Algérie : Pénurie d’ingénieurs en génie biomédical au pays des chômeurs

Redaction

En Algérie, seule une centaine d’étudiants en médecine quittent chaque année l’université le diplôme d’ingénieur en génie biomédical en poche. Pire, la majorité d’entre eux ne trouve pas d’emploi n’étant pas autorisés à exercer dans les hôpitaux publics, pour des raisons administratives. Une incohérence regrettable dans un pays où la secteur hospitalier est en panne.

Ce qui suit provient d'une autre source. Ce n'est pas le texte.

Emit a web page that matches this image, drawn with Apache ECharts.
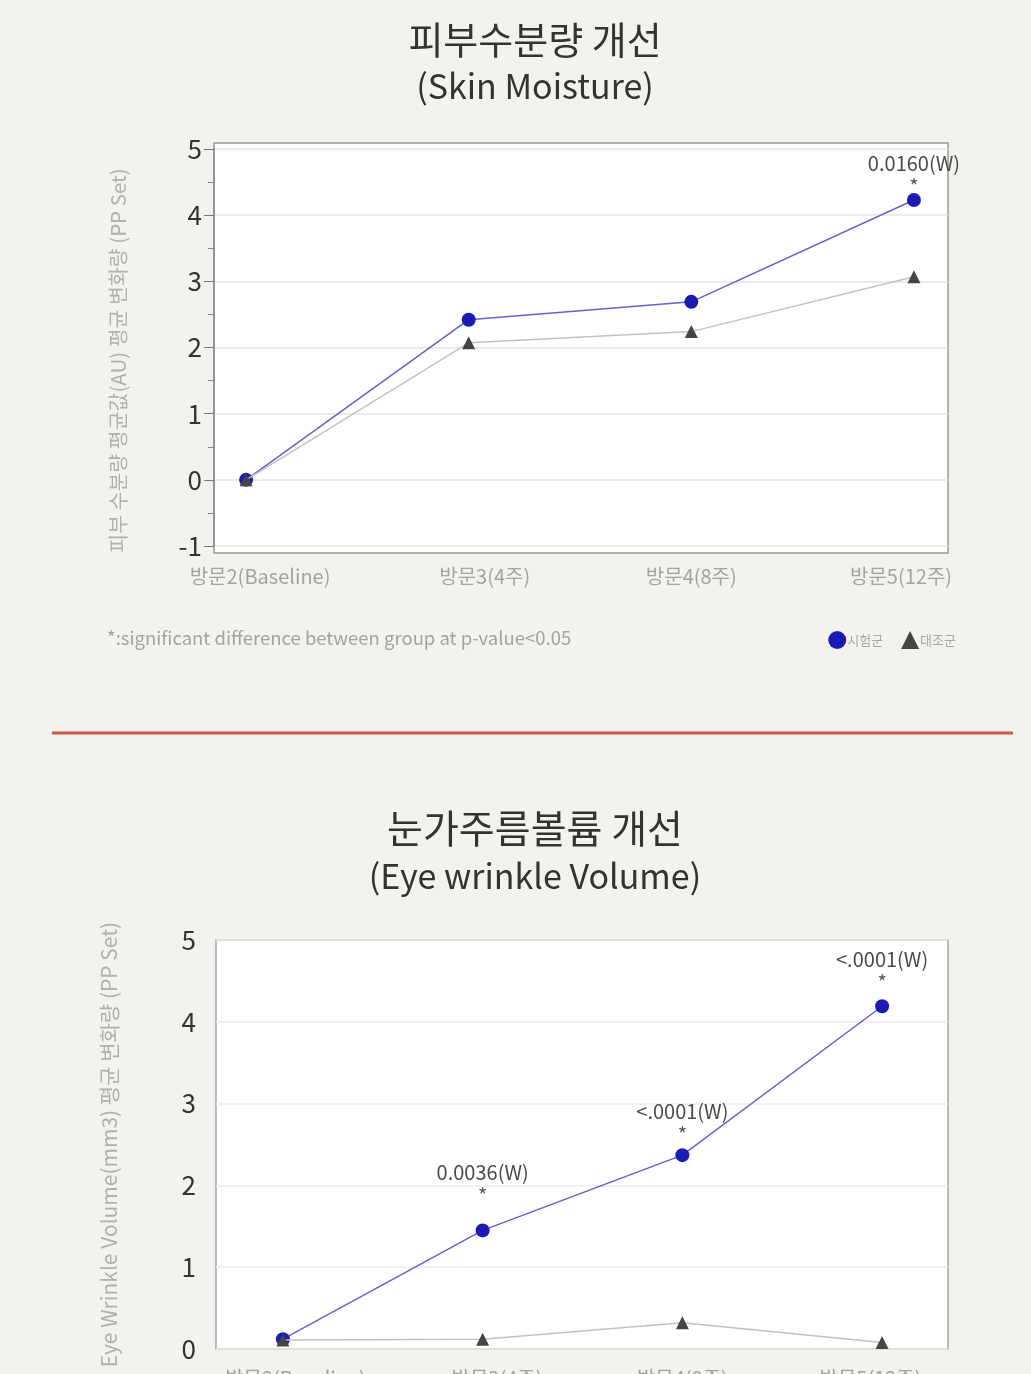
<!DOCTYPE html>
<html>
<head>
<meta charset="utf-8">
<script src="https://cdn.jsdelivr.net/npm/echarts@6/dist/echarts.min.js"></script>
<style>
html,body{margin:0;padding:0;background:#f3f2ee;}
#c{width:1031px;height:1374px;}
</style>
</head>
<body>
<div id="c"></div>
<script>
// ---- data ----
const categories = ['방문2(Baseline)', '방문3(4주)', '방문4(8주)', '방문5(12주)'];
const seriesNames = ['시험군', '대조군'];

// Chart 1: 피부수분량 개선 (Skin Moisture)
const moistTest = [0, 2.42, 2.69, 4.23];
const moistCtrl = [0, 2.07, 2.24, 3.07];
const moistNotes = ['', '', '', '0.0160(W)'];
const moistTicks = [-1, 0, 1, 2, 3, 4, 5];

// Chart 2: 눈가주름볼륨 개선 (Eye wrinkle Volume)
const eyeTest = [0.12, 1.45, 2.37, 4.19];
const eyeCtrl = [0.11, 0.12, 0.32, 0.08];
const eyeNotes = ['', '0.0036(W)', '<.0001(W)', '<.0001(W)'];
const eyeTicks = [0, 1, 2, 3, 4, 5];

// ---- styles ----
const FONT = "'Noto Sans CJK KR', 'Noto Sans', sans-serif";
const BLUE = '#1b1bb3';
const BLUE_LINE = '#6262cf';
const DARK = '#454545';
const GRAY_LINE = '#c2c2c2';
const moistNoteGap = [0, 0, 0, -2];
const eyeNoteGap = [0, 19, 5, 8];

function pts(vals, notes, gaps) {
  return vals.map((v, i) => {
    const item = { value: [i, v] };
    if (notes && notes[i]) {
      item.label = {
        show: true, position: 'top', distance: gaps[i],
        formatter: '{p|' + notes[i] + '}\n{s|*}',
        rich: {
          p: { fontSize: 20, color: '#4a4a4a', fontFamily: FONT, lineHeight: 27 },
          s: { fontSize: 20, color: '#555', fontFamily: FONT, lineHeight: 18 }
        }
      };
    }
    return item;
  });
}

// label anchor offsets (visual alignment only, same order as categories)
const labelShift = [0.063, 0.072, 0, -0.058];
const catLabel = (margin) => ({
  customValues: labelShift.map((s, i) => i + s),
  formatter: (v) => categories[Math.round(v)],
  fontSize: 20, color: '#a3a3a3', fontFamily: FONT, margin: margin
});

const chart = echarts.init(document.getElementById('c'));
chart.setOption({
  backgroundColor: '#f3f2ee',
  animation: false,
  title: [
    { text: '피부수분량 개선', left: 530, textAlign: 'center', top: 16,
      textStyle: { fontSize: 38, fontWeight: 'normal', color: '#333', fontFamily: FONT } },
    { text: '(Skin Moisture)', left: 530, textAlign: 'center', top: 64,
      textStyle: { fontSize: 34, fontWeight: 'normal', color: '#333', fontFamily: FONT } },
    { text: '*:significant difference between group at p-value<0.05', left: 102, top: 624,
      textStyle: { fontSize: 18.5, fontWeight: 'normal', color: '#a3a3a3', fontFamily: FONT } },
    { text: '눈가주름볼륨 개선', left: 530, textAlign: 'center', top: 804,
      textStyle: { fontSize: 39, fontWeight: 'normal', color: '#333', fontFamily: FONT } },
    { text: '(Eye wrinkle Volume)', left: 530, textAlign: 'center', top: 854,
      textStyle: { fontSize: 34, fontWeight: 'normal', color: '#333', fontFamily: FONT } }
  ],
  legend: {
    right: 70, top: 626, itemWidth: 18, itemHeight: 18, itemGap: 18,
    data: [{ name: seriesNames[0], icon: 'circle' }, { name: seriesNames[1], icon: 'triangle' }],
    textStyle: { fontSize: 13, color: '#a8a8a8', fontFamily: FONT, padding: [0, 0, 0, -4] }
  },
  graphic: [
    { type: 'line', shape: { x1: 52, y1: 733, x2: 1013, y2: 733 },
      style: { stroke: '#c95a4c', lineWidth: 3 } }
  ],
  grid: [
    { left: 214, top: 143, width: 734, height: 410, show: true, backgroundColor: '#fff',
      borderColor: '#9a9a9a', borderWidth: 1.5, outerBoundsMode: 'none' },
    { left: 214, top: 149, width: 734, height: 397, outerBoundsMode: 'none' },
    { left: 216, top: 940, width: 732, height: 409, show: true, backgroundColor: '#fff',
      borderColor: '#a5a5a5', borderWidth: 1.5, outerBoundsMode: 'none' }
  ],
  xAxis: [
    { gridIndex: 0, type: 'value', show: false, min: 0, max: 1 },
    { gridIndex: 1, type: 'value', min: -0.144, max: 3.153,
      axisLine: { show: false }, axisTick: { show: false }, splitLine: { show: false },
      axisLabel: catLabel(20) },
    { gridIndex: 2, type: 'value', min: -0.335, max: 3.33,
      axisLine: { show: false }, axisTick: { show: false }, splitLine: { show: false },
      axisLabel: catLabel(19) }
  ],
  yAxis: [
    { gridIndex: 0, type: 'value', show: false, min: 0, max: 1 },
    { gridIndex: 1, type: 'value', min: moistTicks[0], max: moistTicks[moistTicks.length - 1], interval: 1,
      name: '피부 수분량 평균값(AU) 평균 변화량 (PP Set)', nameLocation: 'middle', nameGap: 86,
      nameTextStyle: { fontSize: 20.5, color: '#b0b0b0', fontFamily: FONT, padding: [0, 26, 0, 0] },
      axisLine: { show: true, onZero: false, lineStyle: { color: '#8a8a8a', width: 1.5 } },
      axisTick: { show: true, length: 10, lineStyle: { color: '#777' } },
      minorTick: { show: true, splitNumber: 2, length: 6, lineStyle: { color: '#888' } },
      splitLine: { show: true, lineStyle: { color: '#e4e4e4', width: 1.5 } },
      axisLabel: { fontSize: 26, color: '#333', fontFamily: FONT, margin: 12 } },
    { gridIndex: 2, type: 'value', min: eyeTicks[0], max: eyeTicks[eyeTicks.length - 1], interval: 1,
      name: 'Eye Wrinkle Volume(mm3) 평균 변화량 (PP Set)', nameLocation: 'middle', nameGap: 96,
      nameTextStyle: { fontSize: 21, color: '#b0b0b0', fontFamily: FONT },
      axisLine: { show: false, onZero: false }, axisTick: { show: false },
      splitLine: { show: true, lineStyle: { color: '#ececec', width: 1.5 } },
      axisLabel: { fontSize: 26, color: '#333', fontFamily: FONT, margin: 20 } }
  ],
  series: [
    { name: seriesNames[0], type: 'line', xAxisIndex: 1, yAxisIndex: 1, z: 3,
      data: pts(moistTest, moistNotes, moistNoteGap), symbol: 'circle', symbolSize: 14,
      itemStyle: { color: BLUE }, lineStyle: { color: BLUE_LINE, width: 1.5 } },
    { name: seriesNames[1], type: 'line', xAxisIndex: 1, yAxisIndex: 1, z: 4,
      data: pts(moistCtrl, null, null), symbol: 'triangle', symbolSize: 13,
      itemStyle: { color: DARK }, lineStyle: { color: GRAY_LINE, width: 1.5 } },
    { name: seriesNames[0], type: 'line', xAxisIndex: 2, yAxisIndex: 2, z: 3,
      data: pts(eyeTest, eyeNotes, eyeNoteGap), symbol: 'circle', symbolSize: 14,
      itemStyle: { color: BLUE }, lineStyle: { color: BLUE_LINE, width: 1.5 } },
    { name: seriesNames[1], type: 'line', xAxisIndex: 2, yAxisIndex: 2, z: 4,
      data: pts(eyeCtrl, null, null), symbol: 'triangle', symbolSize: 13,
      itemStyle: { color: DARK }, lineStyle: { color: GRAY_LINE, width: 1.5 } }
  ]
});
</script>
</body>
</html>
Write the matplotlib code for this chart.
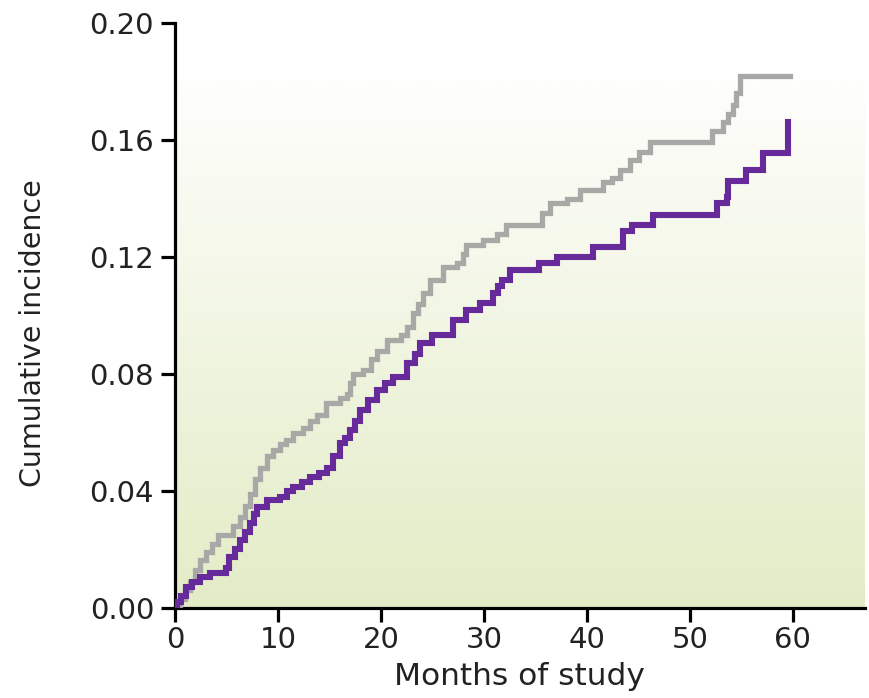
import numpy as np
import matplotlib
matplotlib.use("Agg")
import matplotlib.pyplot as plt
from matplotlib.ticker import FormatStrFormatter

# ---- data ----
gray_t = [0, 0.5, 1.0, 1.5, 2.0, 2.4, 3.0, 3.6, 4.2, 5.6, 6.3, 6.8, 7.3, 7.8, 8.3, 8.9,
          9.5, 10.2, 10.8, 11.5, 12.4, 13.1, 13.8, 14.7, 16.0, 16.7, 17.0, 17.3, 18.3,
          19.0, 19.6, 20.6, 22.0, 22.5, 23.1, 23.6, 24.1, 24.8, 26.0, 27.4, 28.0, 28.3,
          29.9, 31.3, 32.2, 35.7, 36.4, 38.1, 39.3, 41.6, 42.5, 43.2, 44.2, 45.1, 46.1,
          52.2, 53.2, 53.7, 54.2, 54.5, 54.9, 59.7]
gray_v = [0, 0.003, 0.006, 0.009, 0.013, 0.0164, 0.019, 0.022, 0.025, 0.028, 0.031, 0.035,
          0.039, 0.044, 0.048, 0.052, 0.054, 0.056, 0.0574, 0.0598, 0.0615, 0.064, 0.066,
          0.070, 0.0718, 0.073, 0.077, 0.080, 0.0814, 0.085, 0.088, 0.0916, 0.0935, 0.096,
          0.1008, 0.104, 0.1077, 0.112, 0.1166, 0.118, 0.121, 0.124, 0.1258, 0.128, 0.131,
          0.135, 0.1385, 0.140, 0.1429, 0.1456, 0.147, 0.1497, 0.153, 0.156, 0.1593,
          0.163, 0.166, 0.169, 0.172, 0.176, 0.182, 0.182]

purple_t = [0, 0.2, 0.6, 1.1, 1.7, 2.4, 3.4, 5.0, 5.3, 5.8, 6.3, 6.8, 7.3, 7.7, 8.0, 8.9,
            10.2, 10.9, 11.5, 12.3, 13.1, 14.0, 14.8, 15.4, 16.0, 16.5, 17.0, 17.5, 18.0,
            18.8, 19.6, 20.4, 21.2, 22.5, 23.3, 23.8, 25.0, 27.0, 28.3, 29.6, 30.9, 31.4,
            31.8, 32.5, 35.4, 37.1, 40.6, 43.5, 44.4, 46.4, 52.6, 53.6, 53.7, 55.5, 57.1,
            59.5]
purple_v = [0, 0.002, 0.004, 0.007, 0.009, 0.0106, 0.012, 0.0135, 0.0174, 0.020, 0.0232,
            0.026, 0.029, 0.032, 0.0345, 0.037, 0.038, 0.040, 0.0414, 0.043, 0.0448, 0.046,
            0.048, 0.052, 0.0564, 0.058, 0.0608, 0.064, 0.0677, 0.071, 0.0745, 0.077, 0.079,
            0.0837, 0.087, 0.0906, 0.0933, 0.0985, 0.102, 0.1043, 0.1077, 0.110, 0.112,
            0.1156, 0.118, 0.120, 0.1234, 0.129, 0.131, 0.1344, 0.1385, 0.1405, 0.146,
            0.1497, 0.1555, 0.166]

x_ticks = [0, 10, 20, 30, 40, 50, 60]
y_ticks = [0.00, 0.04, 0.08, 0.12, 0.16, 0.20]
x_label = "Months of study"
y_label = "Cumulative incidence"

# ---- figure ----
plt.rcParams['font.family'] = ['DejaVu Sans']
fig = plt.figure(figsize=(8.7, 6.98), dpi=100)
ax = fig.add_axes([0.201, 0.129, 0.793, 0.838])

xmax, ymax = 67.0, 0.20

# gradient background (light green at bottom fading to white)
grad_top = 0.18
n = 256
bottom_c = np.array([227, 236, 198]) / 255.0
top_c = np.array([254, 254, 252]) / 255.0
f = np.linspace(0, 1, n)[:, None]
img = (bottom_c * (1 - f) + top_c * f)[:, None, :]
ax.imshow(img, extent=[0, xmax, 0, grad_top], origin='lower', aspect='auto',
          zorder=0, interpolation='bilinear')
ax.set_xlim(0, xmax)
ax.set_ylim(0, ymax)

ax.step(gray_t, gray_v, where='post', color='#a8a9a6', lw=3.8, zorder=3,
        solid_joinstyle='miter')
ax.step(purple_t, purple_v, where='post', color='#662a9a', lw=4.4, zorder=4,
        solid_joinstyle='miter')

for s in ['top', 'right']:
    ax.spines[s].set_visible(False)
for s in ['left', 'bottom']:
    ax.spines[s].set_linewidth(2.3)
    ax.spines[s].set_color('black')

ax.set_xticks(x_ticks)
ax.set_yticks(y_ticks)
ax.yaxis.set_major_formatter(FormatStrFormatter('%.2f'))
ax.tick_params(axis='both', direction='out', length=10, width=2.3, color='black',
               labelsize=21, labelcolor='#222222')
ax.tick_params(axis='y', pad=5)
ax.tick_params(axis='x', pad=3)

ax.set_xlabel(x_label, fontsize=22.5, color='#222222')
ax.set_ylabel(y_label, fontsize=20.5, color='#222222')
ax.xaxis.set_label_coords(0.5, -0.092)
ax.yaxis.set_label_coords(-0.205, 0.47)
ax.xaxis.label.set_va('top')
ax.yaxis.label.set_va('center')

fig.savefig("out.png", dpi=100)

Métier méconnu du grand public, l’ingénieur biomédical est un poste clef puisque c’est lui qui est chargé de superviser l’équipe de techniciens dans l’achat, l’optimisation et le fonctionnement des équipements médicaux, depuis le petit matériel (seringues électriques) jusqu’au plus lourd (scanners, IRM etc.). « L’une des solutions pour améliorer le secteur de la santé publique en Algérie c’est de donner à l’ingénieur biomédical toute son importance. Dans certains hôpitaux, le matériel et les équipements sont là mais personne ne sait s’en servir », déplore Dr Salim Kerai, chef de département de génie biomédical à l’université Abou Bakr Belkaïd à Tlemcen, dans les allées du Salon international de l’expertise hospitalière, qui se tient jusqu’à ce samedi 11 avril à la Foire d’Alger.

Du matériel médical non exploité … faute d’utilisateurs formés

À ses côtés, l’un de ses étudiants en master estime que, pour une qualité et une sécurité des soins optimales, les directeurs d’hôpitaux ne peuvent pas se passer des ingénieurs en génie biomédical. « C’est lui qui connaît les besoins de son centre hospitalier et sait ce qui se fait le mieux sur le marché en terme de rapport qualité/prix. Il est donc plus disposé à négocier le coût d’achat d’un équipement. Et en temps de crise et de restriction budgétaire, son rôle est d’autant plus important », explique le futur ingénieur biomédical, originaire de la wilaya de Béchar. Il ajoute : « les hôpitaux ont également besoin d’un ingénieur en génie biomédical pour assurer le contrôle qualité des machines, surtout après une réparation. On évitera ainsi de faire passer une batterie d’examens à des patients sans être sûr de la fiabilité des résultats ».

Mais l’Algérie boude encore cette spécialité. Dans tout le pays, seule université, en l’occurrence celle de Tlemcen, est habilitée par le ministère de la Santé pour former des ingénieurs en biomédical. En tout, seule une centaine d’étudiants sortent chaque année diplômés de cette filière. Soit deux nouveaux ingénieurs en génie biomédical par wilaya. C’est peu dans un pays malade de ses hôpitaux. Le cancer, deuxième cause de mortalité en Algérie, fait, pour rappel, plus de 45.000 nouveaux cas par an, dont 70% découverts à un stade avancé. Mais les patients diagnostiqués attendent en moyenne 6 mois pour obtenir un rendez-vous pour une radiothérapie.

Des ingénieurs au chômage

Malgré le besoin, les ingénieurs en génie biomédical peinent à trouver un emploi. Les premières promotions issues de l’université de Tlemcen font le bonheur des hôpitaux militaires, les autres sont réduites à la précarité, explique le responsable de la filière universitaire. « Leur insertion professionnelle est compliquée surtout dans le secteur public. Ils n’arrivent à trouver des postes que dans les hôpitaux militaires ou des pré-emplois dans les centres hospitaliers publics, qui ne correspondent malheureusement pas à leur compétence. Des étudiants en viennent alors à créer leurs propres boîtes « , précise Dr Salim Kerai. La raison ? La fonction publique algérienne ne prévoit pas de statut pour le poste d’ingénieur biomédical. « C’est vrai qu’il y a un paradoxe », reconnaît-on à l’Agence nationale de gestion des réalisations et de l’équipement des établissements de santé (AREES). « Mais on est en train d’arranger cela. On vient de se saisir du dossier », fait-on valoir.

Mercredi dernier, lors de l’inauguration du Salon international de l’expertise hospitalière, le ministre de la Santé, Mohamed Boudiaf, l’AREES et l’université de Tleemcen ont ainsi signé une convention pour aider les jeunes diplômés en génie biomédical à sortir de la précarité. « L’AREES s’engage à accompagner ces diplômés dans leur insertion professionnelle en les aidant à trouver un stage pratique dans une structure hospitalière. C’est un début », avance les organisateurs du Salon. Mais, sans une réforme administrative, créant un statut pour les ingénieurs biomédicaux, ces jeunes diplômés ne sont pas près de quitter le cercle vicieux de la précarité. Et le statu quo dans les hôpitaux publics risque de durer au grand damne des patients.